→ GIVEN INFORMATION
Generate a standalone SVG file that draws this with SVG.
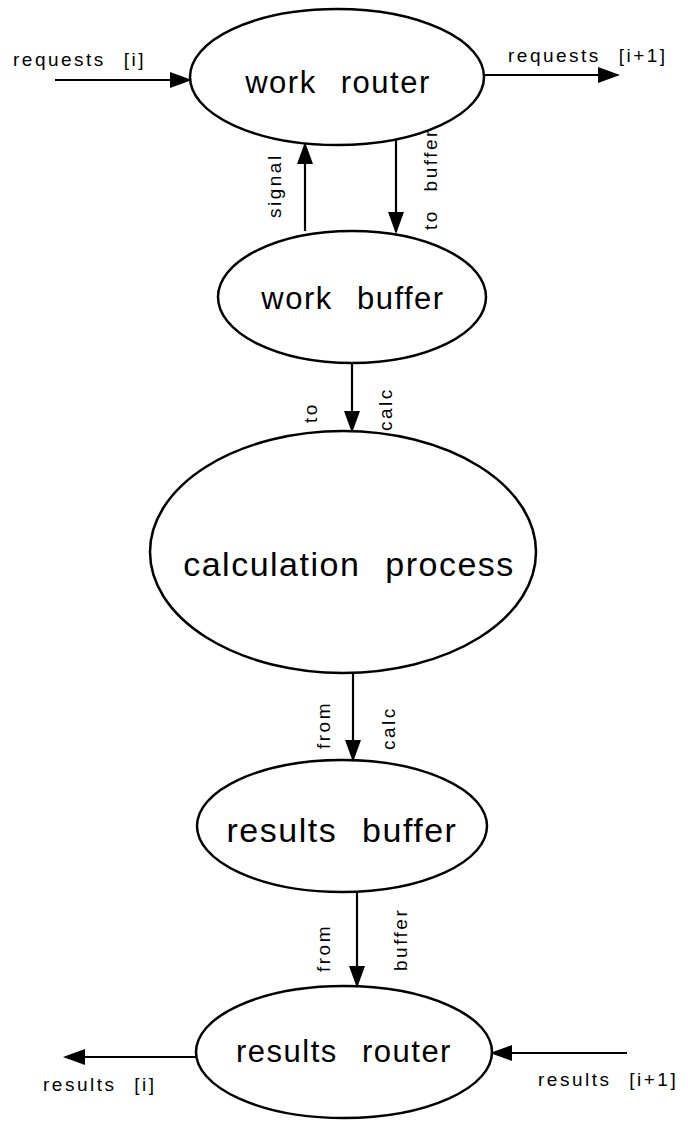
<svg xmlns="http://www.w3.org/2000/svg" width="688" height="1123" viewBox="0 0 688 1123">
<style>
.node{fill:#fff;stroke:#000;stroke-width:2.5}
.nt{font-family:"Liberation Sans",Arial,sans-serif;fill:#000;text-anchor:middle;letter-spacing:1.5px;word-spacing:14px}
.lb{font-family:"Liberation Sans",Arial,sans-serif;fill:#000;font-size:19px;letter-spacing:2.5px;word-spacing:10px}
.edge{stroke:#000;stroke-width:2.2;fill:none;marker-end:url(#ah)}
</style>
<defs>
<marker id="ah" markerWidth="22" markerHeight="16" refX="20" refY="8" orient="auto" markerUnits="userSpaceOnUse">
<path d="M0,0 L22,8 L0,16 Z" fill="#000"/>
</marker>
</defs>
<rect width="688" height="1123" fill="#fff"/>
<g id="work-router">
<ellipse class="node" cx="337" cy="77" rx="147" ry="68"/>
<text class="nt" x="338" y="93" font-size="31">work router</text>
</g>
<g id="work-buffer">
<ellipse class="node" cx="352" cy="297" rx="134" ry="66"/>
<text class="nt" x="353" y="309" font-size="31">work buffer</text>
</g>
<g id="calculation-process">
<ellipse class="node" cx="343" cy="552" rx="193" ry="121"/>
<text class="nt" x="349" y="576" font-size="34">calculation process</text>
</g>
<g id="results-buffer">
<ellipse class="node" cx="342" cy="826" rx="145" ry="66"/>
<text class="nt" x="342" y="842" font-size="34">results buffer</text>
</g>
<g id="results-router">
<ellipse class="node" cx="344" cy="1052" rx="148" ry="66"/>
<text class="nt" x="344" y="1062" font-size="31">results router</text>
</g>
<g id="connectors">
<line class="edge" x1="55" y1="80" x2="190" y2="80"/>
<line class="edge" x1="484" y1="75" x2="618" y2="75"/>
<line class="edge" x1="305" y1="231" x2="305" y2="144"/>
<line class="edge" x1="396" y1="140" x2="396" y2="232"/>
<line class="edge" x1="352" y1="363" x2="352" y2="431"/>
<line class="edge" x1="353" y1="673" x2="353" y2="760"/>
<line class="edge" x1="357" y1="893" x2="357" y2="986"/>
<line class="edge" x1="197" y1="1057" x2="65" y2="1057"/>
<line class="edge" x1="627" y1="1053" x2="492" y2="1053"/>
<text class="lb" x="13" y="66">requests [i]</text>
<text class="lb" x="508" y="62">requests [i+1]</text>
<text class="lb" transform="translate(281,218) rotate(-90)">signal</text>
<text class="lb" transform="translate(437,230) rotate(-90)">to buffer</text>
<text class="lb" transform="translate(317,423) rotate(-90)">to</text>
<text class="lb" transform="translate(392,431) rotate(-90)">calc</text>
<text class="lb" transform="translate(330,749) rotate(-90)">from</text>
<text class="lb" transform="translate(395,750) rotate(-90)">calc</text>
<text class="lb" transform="translate(330,972) rotate(-90)">from</text>
<text class="lb" transform="translate(407,971) rotate(-90)">buffer</text>
<text class="lb" x="43" y="1091">results [i]</text>
<text class="lb" x="538" y="1086">results [i+1]</text>
</g>
</svg>
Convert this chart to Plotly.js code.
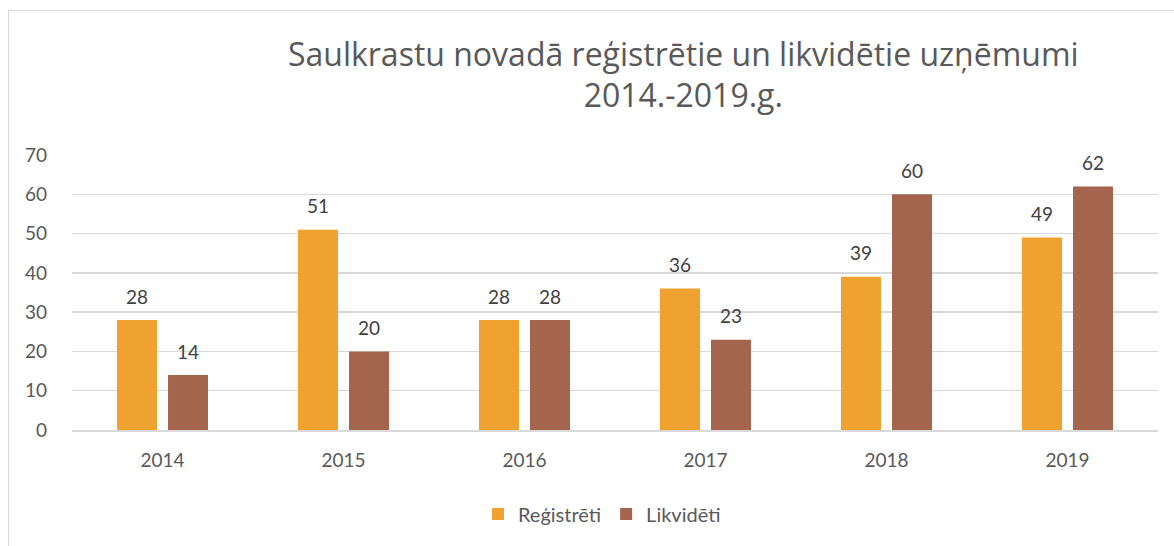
<!DOCTYPE html>
<html><head><meta charset="utf-8">
<script src="https://cdn.plot.ly/plotly-3.0.1.min.js"></script>
<style>
html,body{margin:0;padding:0;background:#fff;}
#wrap{position:relative;width:1174px;height:546px;overflow:hidden;}
#frame{position:absolute;left:8px;top:10px;width:1200px;height:600px;border-left:1px solid #d9d9d9;border-top:1px solid #d9d9d9;pointer-events:none;}
#chart{position:absolute;left:0;top:0;width:1174px;height:546px;}
svg text{font-variant-ligatures:none;}
</style></head>
<body><div id="wrap"><div id="chart"></div><div id="frame"></div></div>
<script>
const years = ['2014','2015','2016','2017','2018','2019'];
const registreti = [28, 51, 28, 36, 39, 49];
const likvideti = [14, 20, 28, 23, 60, 62];
const seriesNames = ['Reģistrēti', 'Likvidēti'];
const colors = ['#EFA22F', '#A5644D'];

const font = 'Lato, "Open Sans", sans-serif';
const titleFont = '"Open Sans", sans-serif';
const traces = [
  {type:'bar', name:seriesNames[0], x:years, y:registreti, marker:{color:colors[0]}},
  {type:'bar', name:seriesNames[1], x:years, y:likvideti, marker:{color:colors[1]}}
];
const annotations = [];
[registreti, likvideti].forEach((arr, si) => {
  arr.forEach((v, i) => {
    annotations.push({x:i, y:v, xref:'x', yref:'y', text:String(v), showarrow:false,
      xshift: si === 0 ? -25.5 : 25.5, yshift: 24, yanchor:'middle',
      font:{family:font, size:19, color:'#404040'}});
  });
});
const layout = {
  width:1174, height:546,
  margin:{l:72, r:16, t:155, b:116},
  paper_bgcolor:'rgba(0,0,0,0)', plot_bgcolor:'#fff',
  barmode:'group', bargap:0.436, bargroupgap:0.216,
  title:{text:'Saulkrastu novadā reģistrētie un likvidētie uzņēmumi<br>2014.-2019.g.',
    x:0.582, xref:'container', xanchor:'center', y:0.88, yref:'container', yanchor:'top',
    font:{family:titleFont, size:32, color:'#595959'}},
  xaxis:{type:'category', range:[-0.5,5.5], showgrid:false, showline:true, linecolor:'#d9d9d9', linewidth:1.5,
    ticks:'', tickfont:{family:font, size:19, color:'#595959'}, ticklabelstandoff:13},
  yaxis:{range:[0,70], dtick:10, showgrid:true, gridcolor:'#d9d9d9', gridwidth:1.5, zeroline:false,
    ticks:'', tickfont:{family:font, size:19, color:'#595959'}, ticklabelstandoff:24},
  showlegend:true,
  legend:{orientation:'h', x:0.488, xanchor:'center', y:-0.305, yanchor:'middle',
    font:{family:font, size:20, color:'#595959'}},
  annotations:annotations
};
Plotly.newPlot('chart', traces, layout, {displayModeBar:false, staticPlot:true});
</script></body></html>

→ TASK REQUIREMENTS
The copy should hold exactly the lines from the line with "Convert this chart to Plotly.js code." to the line with "const colors = ['#EFA22F', '#A5644D'];", both ends in, set down without any pictures and with nothing added.

→ RESULT OF THIS EXERCISE
Convert this chart to Plotly.js code.
<!DOCTYPE html>
<html><head><meta charset="utf-8">
<script src="https://cdn.plot.ly/plotly-3.0.1.min.js"></script>
<style>
html,body{margin:0;padding:0;background:#fff;}
#wrap{position:relative;width:1174px;height:546px;overflow:hidden;}
#frame{position:absolute;left:8px;top:10px;width:1200px;height:600px;border-left:1px solid #d9d9d9;border-top:1px solid #d9d9d9;pointer-events:none;}
#chart{position:absolute;left:0;top:0;width:1174px;height:546px;}
svg text{font-variant-ligatures:none;}
</style></head>
<body><div id="wrap"><div id="chart"></div><div id="frame"></div></div>
<script>
const years = ['2014','2015','2016','2017','2018','2019'];
const registreti = [28, 51, 28, 36, 39, 49];
const likvideti = [14, 20, 28, 23, 60, 62];
const seriesNames = ['Reģistrēti', 'Likvidēti'];
const colors = ['#EFA22F', '#A5644D'];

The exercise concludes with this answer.